Il Donini, anche nella musica sacra, aveva spiccato ed esuberante temperamento lirico, lirismo composto, non fatuo né lezioso, ma lirismo solenne e commovente che veniva spontaneo dalla sua sensibilissima anima. Sapeva attingere con larghezza queste sue ispirazioni alle fonti inesauribili del canto gregoriano, che egli conosceva e gustava profondamente. Tutte le sue cantate d’occasione hanno temi gregoriani, usati con arte finissima e personale, come furono e sono usati da Perosi.

Queste sue doti genialissime avevano attratto il Donini verso il teatro lirico con la Giuditta già accennata, una Scomburga, drammatico soggetto bresciano nel tempo di Carlo Magno su libretto di Fortunato Rizzi, e un biblico Caino su libretto di Ferdinando Fontana. i tre soggetti avrebbero prestato al Donini l’occasione di rivelare anche in teatro le sue eccezionali doti di musicista religioso e sacro, ma forse egli intuì che il momento, malgrado i trionfali successi degli oratori perosiani, non era ancora propizio alla drammatizzazione teatrale di simili soggetti, e al teatro non pensò più, dedicandosi esclusivamente alla musica sacra e religiosa, nella quale si sentiva veramente al suo posto.

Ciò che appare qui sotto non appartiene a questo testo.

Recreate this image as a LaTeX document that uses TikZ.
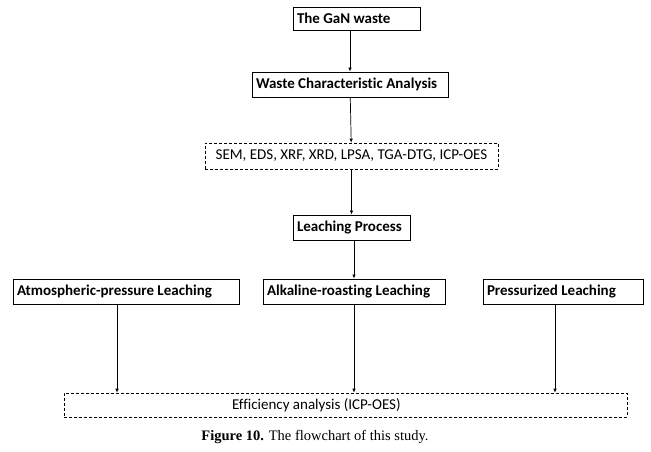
\documentclass[tikz,border=0pt]{standalone}
\usepackage{fontspec}
\setmainfont{Carlito}[Ligatures=NoCommon]
\newfontfamily\capfont{Liberation Serif}
\usepackage{tikz}
\usetikzlibrary{arrows.meta}
\tikzstyle{stepbox}=[rectangle,draw=black,line width=0.9pt,minimum height=25pt,inner xsep=4pt,inner ysep=2pt,align=flush left,font=\fontsize{15}{17}\selectfont\bfseries]
\tikzstyle{testbox}=[rectangle,draw=black,line width=0.6pt,dash pattern=on 3pt off 2pt,minimum height=26pt,inner sep=2pt,font=\fontsize{15}{17}\selectfont]
\tikzstyle{flow}=[line width=0.7pt,-{Latex[length=4pt,width=3.5pt]}]

\begin{document}
\begin{tikzpicture}[x=1pt,y=-1pt]
        \useasboundingbox (0,0) rectangle (651,452);
        \node at (356.5,18.5) [stepbox,text width=119pt,minimum height=23pt] (gan) {The GaN waste};
        \node at (350,84.5)   [stepbox,text width=188pt] (waste) {Waste Characteristic Analysis};
        \node at (351.5,156)  [testbox,minimum width=293pt] (sem) {SEM, EDS, XRF, XRD, LPSA, TGA-DTG, ICP-OES};
        \node at (351.5,227.5) [stepbox,text width=109pt] (leach) {Leaching Process};
        \node at (126,291.5)  [stepbox,text width=218pt] (atm) {Atmospheric-pressure Leaching};
        \node at (354,291.5)  [stepbox,text width=174pt] (alk) {Alkaline-roasting Leaching};
        \node at (563,291.5)  [stepbox,text width=152pt] (prs) {Pressurized Leaching};
        \node at (345.5,405)  [testbox,align=flush left,inner xsep=168pt,text width=227pt,minimum height=24pt] (eff) {Efficiency analysis (ICP-OES)};
        \node at (315,437) [font=\capfont\fontsize{14.5}{16}\selectfont] (cap) {\textbf{Figure 10.} The flowchart of this study.};

        \draw [flow] (gan.south -| waste.north) -- (waste.north);
        \draw [flow] (waste) -- (sem);
        \draw [flow] (sem) -- (leach);
        \draw [flow] (leach.south -| alk.north) -- (alk.north);
        \draw [flow] ([xshift=-9pt]atm.south) -- ([xshift=-9pt]atm.south |- eff.north);
        \draw [flow] (alk.south) -- (alk.south |- eff.north);
        \draw [flow] ([xshift=-8pt]prs.south) -- ([xshift=-8pt]prs.south |- eff.north);
      \end{tikzpicture}
\end{document}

Per la Cappella musicale del nostro Seminario compose nel 1910 la Invocazione a S. Carlo a 4 voci pari con accompagnamento di pianoforte, organo cornette e contrabasso, su parole del prof. Fossati, eseguita in Duomo Vecchio per la commemorazione di San Carlo Borromeo, un Ecce Sacerdos magnus a 4 voci dispari e organo, dedicato a Mons. Gaggia "colla profonda riverenza di figlio, col compiacimento di concittadino" eseguito in Duomo nell’ingresso del vescovo (1914), l’offertorio Postula a me a 3 voci pari e organo per la prima festa di Cristo Re (1928) e l’offertorio Confirma hoc Deus a 3 voci pari e organo per la festa di Pentecoste (pubblicato nel vol. IX delle Melodie Sacre di Perosi).

L’Invocazione a S. Carlo s’intreccia sul contrasto di due temi: il corale luterano commenta le parole

…tu de la nordica
eretica furia oltr’alpe
raffrenasti le folli ruine

ma nella finale prorompe il tema dell’inno cattolico Cristo risusciti, accompagnato dall’organo, sulle parole

Deh! tu ritorna...
qual raggio che avvivi nel mondo
e la pace e la fede e l’amore

con un effetto grandioso ed impressionante.

Molte altre composizioni, sacre e religiose si conservano inedite nell’archivio musicale della Basilica di Santa Maria a Bergamo e presso la famiglia, e alcune di esse sono dei veri capolavori, per nobiltà di ispirazione, chiarezza di forma, solidità di struttura, vigore di andamento. Per trovare nella letteratura sacra, una pagina che dia l’elegiaco brivido dell’Introito della seconda Messa Funebre del nostro grande musicista scomparso, bisogna forse risalire a Cherubini! Egli aveva della composizione sacra un senso michelangiolesco. Donde l’ampiezza della sua suggestiva fraseologia e l’ascensionale solennità, a cupola, delle sue mirabili perorazioni.

Né meno artista egli era come improvvisatore all’organo o come insegnante. Bastava che ponesse le mani sulle tastiere per rivelarsi, in poche battute, organista nato. Bastava un quarto d’ora di lezione, perché l’allievo non refrattario ne rimanesse con la sensazione di possedere un nuovo segreto di armonia o di contrappunto.

Questo suo stupendo corredo di requisiti artistici non era in lui superato che dalla modestia, la quale rasentava esteriormente la trasandatezza. Modestia che lo faceva apparire scontroso, mentre era timido; che gli allontanava i superficiali, ma gli conciliava la devota simpatia di quanti sapevano intuire sotto la sua ruvida scorza una bontà senza limiti, tipo altamente aristocratico in arte e tipo perfetto del campagnolo nella vita, burbero, strapaesano, di gusti primitivi, che amava girare da solo in bicicletta e in maniche di camicia per le stradicciuole silenziose della sua campagna e andava al caffè del paese quando non c’era nessuno, che pregava col fervore d’un bambino e poi scaraventava magari una litania di parole grosse ma innocue contro tutti: anche in questo, temperamento esuberante e generoso, come nella musica che scrosciava dalla sua anima impetuosa e fanciulla.

Povero e caro Maestro! Sulla sua bara sono discese, come estremo saluto, melodie della sua Messa funebre magnificamente interpretate dalla Cappella di Santa Maria.

Noi bresciani possiamo giustamente andare orgogliosi di lui. Noi cattolici particolarmente possiamo essere lieti di saperlo e grande artista e buon cattolico.